Видел, знал, понимал, догадывался… И все же ничего с собою поделать не мог. Ибо был беззащитен по отношению к чувству неотвратимости собственного, да и вообще человеческого мучения. Ему не было дано непосредственно, минуя это свое чувство, взглянуть на творящуюся у него на глазах историю. «Желание изобразить мою фантастическую внутреннюю жизнь, — записал он в дневнике 6 августа 1914 года, то есть уже после начала первой мировой войны, — сделало несущественным все остальное, которое чахло и продолжает чахнуть самым плачевным образом». Внешняя действительность для Кафки как бы совпадает с внутренней и оттого способна уместиться в человеческой голове. «Нет нужды выходить из дому, — писал он. — Оставайся за своим столом и прислушивайся. Даже не прислушивайся, жди. Даже не жди, будь неподвижен и одинок. И мир откроется тебе, он не может иначе…»
И мир открывался ему. Его посещали озарения. Советское литературоведение, как правило склонное видеть в Кафке писателя, враждебного действительности, болезненно ее искажавшего, если с этим и соглашалось, то лишь в том смысле, что озарения посещали его, так сказать, вопреки ему самому. Но это неверно. Озарения (именно кафковские озарения!) посещали его не «вопреки», а «благодаря» — благодаря замкнутости на самом себе, благодаря болезненной сверхчувствительности, благодаря, наконец, той спонтанности восприятия, что отвлеченнейшую абстракцию превращала в осязаемый и тем самым до беспредельности странный образ.
Элиас Канетти (он в странности своей немногим уступает Кафке, оттого и получил Нобелевскую премию за роман «Ослепление» лишь в 1981 году, ровно через полвека после его создания) так отозвался о кафковском «Превращении»: «Там я обнаружил поражающую своим совершенством противоположность той литературной необязательности, которую так ненавидел, — это была воплощенная строгость».
А обычный читатель скорее всего обратит внимание на какую-то несообразную фантастичность этой новеллы.
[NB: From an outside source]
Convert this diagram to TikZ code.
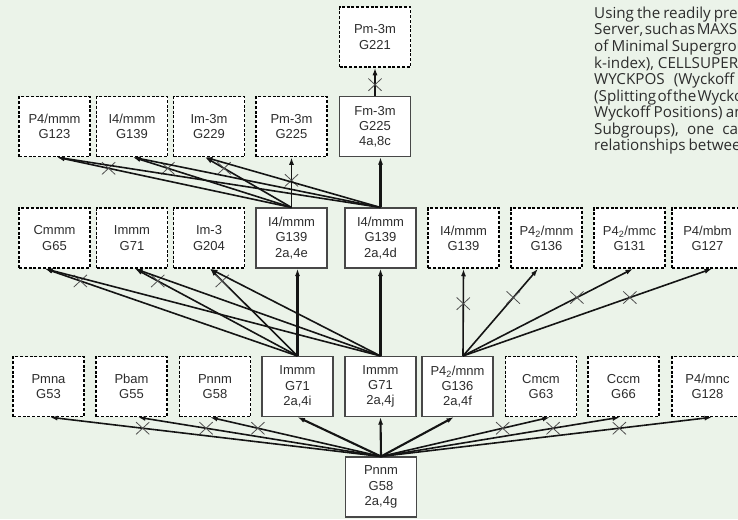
\documentclass[tikz,border=0pt]{standalone}
\usepackage{fontspec}
\setmainfont{Liberation Sans}
\newfontfamily\parafont{Open Sans}
\usetikzlibrary{arrows.meta,shapes.misc}
\definecolor{bgc}{RGB}{235,243,233}
\definecolor{txtc}{RGB}{45,45,45}
\definecolor{linec}{RGB}{20,20,20}
\definecolor{crossc}{RGB}{80,80,80}
\begin{document}
\begin{tikzpicture}[x=1pt,y=-1pt,
  box/.style={fill=white, minimum width=71pt, minimum height=60pt, inner sep=0pt, align=center, text=txtc, font={\fontsize{13}{15.2}\selectfont}},
  dbox/.style={box, draw=black, line width=1.5pt, dash pattern=on 3pt off 1.8pt},
  sbox/.style={box, draw=black!72, line width=1.1pt},
  link/.style={draw=linec, line width=1.6pt, -{Latex[length=7.5pt,width=5pt]}},
  main/.style={link, line width=2.1pt},
  xmark/.style={draw=crossc, cross out, line width=0.8pt, minimum width=12.5pt, minimum height=11.5pt, inner sep=0pt},
  para/.style={anchor=base west, inner sep=0pt, text=txtc, font={\parafont\fontsize{15.2}{15.2}\selectfont}}
]
\useasboundingbox (0,0) rectangle (738,519);
\clip (0,0) rectangle (738,519);
\fill[bgc] (0,0) rectangle (738,519);

% top
\node[dbox] (g221) at (375,37) {Pm-3m\\G221};
% level 2
\node[dbox] (p4mmm) at (54.5,126.5) {P4/mmm\\G123};
\node[dbox] (i4mmmA) at (132,126.5) {I4/mmm\\G139};
\node[dbox] (im3m) at (209,126.5) {Im-3m\\G229};
\node[dbox] (pm3m) at (291.5,126.5) {Pm-3m\\G225};
\node[sbox] (fm3m) at (375,126.5) {Fm-3m\\G225\\4a,8c};
% level 3
\node[dbox] (cmmm) at (54.5,238) {Cmmm\\G65};
\node[dbox] (immm) at (132,238) {Immm\\G71};
\node[dbox] (im3) at (209,238) {Im-3\\G204};
\node[sbox] (i4e) at (291.5,238) {I4/mmm\\G139\\2a,4e};
\node[sbox] (i4d) at (380.5,238) {I4/mmm\\G139\\2a,4d};
\node[dbox] (i4mmmB) at (463.5,238) {I4/mmm\\G139};
\node[dbox] (p42mnm) at (546.5,238) {P4\textsubscript{2}/mnm\\G136};
\node[dbox] (p42mmc) at (629.5,238) {P4\textsubscript{2}/mmc\\G131};
\node[dbox] (p4mbm) at (707.5,238) {P4/mbm\\G127};
% level 4
\node[dbox] (pmna) at (48.5,386.5) {Pmna\\G53};
\node[dbox] (pbam) at (131.5,386.5) {Pbam\\G55};
\node[dbox] (pnnm) at (215,386.5) {Pnnm\\G58};
\node[sbox] (immmi) at (297.5,386.5) {Immm\\G71\\2a,4i};
\node[sbox] (immmj) at (380.5,386.5) {Immm\\G71\\2a,4j};
\node[sbox] (pmnmf) at (457.5,386.5) {P4\textsubscript{2}/mnm\\G136\\2a,4f};
\node[dbox] (cmcm) at (541,386.5) {Cmcm\\G63};
\node[dbox] (cccm) at (623.5,386.5) {Cccm\\G66};
\node[dbox] (pmnc) at (707.5,386.5) {P4/mnc\\G128};
% bottom
\node[sbox] (bot) at (381,487) {Pnnm\\G58\\2a,4g};

% bottom -> level 4
\draw[link] (bot.north) -- ([xshift=1.5pt]pmna.south) node[xmark,pos=0.72]{};
\draw[link] (bot.north) -- ([xshift=6.5pt]pbam.south) node[xmark,pos=0.72]{};
\draw[link] (bot.north) -- ([xshift=-5pt]pnnm.south) node[xmark,pos=0.72]{};
\draw[main] (bot.north) -- (immmi.south);
\draw[main] (bot.north) -- (immmj.south);
\draw[main] (bot.north) -- ([xshift=-3.5pt]pmnmf.south);
\draw[link] (bot.north) -- ([xshift=9pt]cmcm.south) node[xmark,pos=0.72]{};
\draw[link] (bot.north) -- ([xshift=-3.5pt]cccm.south) node[xmark,pos=0.72]{};
\draw[link] (bot.north) -- ([xshift=4.5pt]pmnc.south) node[xmark,pos=0.72]{};

% level 4 -> level 3
\draw[link] (immmi.north) -- ([xshift=-9.5pt]cmmm.south) node[xmark,pos=0.86]{};
\draw[link] (immmi.north) -- ([xshift=3pt]immm.south) node[xmark,pos=0.86]{};
\draw[link] (immmi.north) -- ([xshift=1pt]im3.south) node[xmark,pos=0.86]{};
\draw[main] (immmi.north) -- ([xshift=6pt]i4e.south);
\draw[link] (immmj.north) -- ([xshift=-9.5pt]cmmm.south);
\draw[link] (immmj.north) -- ([xshift=3pt]immm.south);
\draw[link] (immmj.north) -- ([xshift=1pt]im3.south);
\draw[main] (immmj.north) -- (i4d.south);
\draw[link] ([xshift=5.5pt]pmnmf.north) -- (i4mmmB.south) node[xmark,pos=0.6]{};
\draw[link] ([xshift=5.5pt]pmnmf.north) -- ([xshift=-8.5pt]p42mnm.south) node[xmark,pos=0.67]{};
\draw[link] ([xshift=5.5pt]pmnmf.north) -- ([xshift=3.5pt]p42mmc.south) node[xmark,pos=0.67]{};
\draw[link] ([xshift=5.5pt]pmnmf.north) -- ([xshift=4.5pt]p4mbm.south) node[xmark,pos=0.67]{};

% level 3 -> level 2
\draw[link] (i4e.north) -- ([xshift=2.5pt]p4mmm.south) node[xmark,pos=0.78]{};
\draw[link] (i4e.north) -- ([xshift=1pt]i4mmmA.south) node[xmark,pos=0.78]{};
\draw[link] (i4e.north) -- ([xshift=-4pt]im3m.south) node[xmark,pos=0.78]{};
\draw[link] (i4e.north) -- (pm3m.south) node[xmark,pos=0.54]{};
\draw[link] (i4d.north) -- ([xshift=2.5pt]p4mmm.south);
\draw[link] (i4d.north) -- ([xshift=1pt]i4mmmA.south);
\draw[link] (i4d.north) -- ([xshift=-4pt]im3m.south);
\draw[main] (i4d.north) -- ([xshift=5.5pt]fm3m.south);

% level 2 -> top
\draw[main] (fm3m.north) -- (g221.south) node[xmark,pos=0.4]{};

% paragraph (cropped by the picture edge, as in the reference)
\node[para] (t1) at (594,18.5) {\spaceskip=0.2em Using the readily pre};
\node[para] (t2) at (594,35) {\spaceskip=0.1em Server, such as MAXSUB};
\node[para] (t3) at (594,51.5) {\spaceskip=0.2em of Minimal Supergrou};
\node[para] (t4) at (594,68) {k-index), CELLSUPER};
\node[para] (t5) at (594,84.5) {\spaceskip=0.6em WYCKPOS (Wyckoff};
\node[para] (t6) at (594,101) {\spaceskip=0.08em (Splitting of the Wycko};
\node[para] (t7) at (594,117.5) {\spaceskip=0.22em Wyckoff Positions) an};
\node[para] (t8) at (594,134) {\spaceskip=0.55em Subgroups), one car};
\node[para] (t9) at (594,150.5) {\spaceskip=0.2em relationships between};
\end{tikzpicture}
\end{document}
Она вызывает беспокойство, даже отталкивает. В самом деле, скромный коммивояжер неожиданно превратился в насекомое, во что-то вроде гигантской сороконожки, особенно омерзительной таким своим многократным увеличением. Но, внешне став сороконожкой, внутренне он остался самим собой, тем же покорным сыном и любящим братом, тем же старательным служащим. И, не понимая, что все его связи с семьей и внешним миром вообще безнадежно оборваны, спешит, боится опоздать на работу. Читатель повдумчивее, конечно, понимает, что все это — иносказание, что нам представляют человеческое одиночество, человеческую отчужденность. Однако, может быть, думает при этом, что такого полного одиночества, беспредельного такого отчуждения не бывает, как не бывает людей, превращающихся в огромных сороконожек.
Стоит, впрочем, допустить возможность подобного превращения («допустить», разумеется, лишь в качестве художественной условности), и многое станет на свои места. Если бы человек вроде Грегора Замзы мог превратиться в громадную сороконожку, то вел бы себя в хитиновой своей «шкуре» точно так, как изобразил Кафка. И точно так же вело бы себя его окружение: позорно сбежал бы прокурист фирмы, явившийся узнать, почему герой презрел свой служебный долг, в гневе угрожал бы тростью отец, падала бы в обморок мать… Эту-то безошибочную верность внутренней логике события внешне абсурдного Элиас Канетти и окрестил «строгостью». Тут напрашивается сравнение с геометрией Лобачевского, которая во всем аналогична Евклидовой, за исключением того, что криволинейна. И если математический мир Лобачевского расширяет представления о природе пространства, то художественный мир Кафки делает это с человеческими отношениями, что сложились в наше удивительное двадцатое столетие.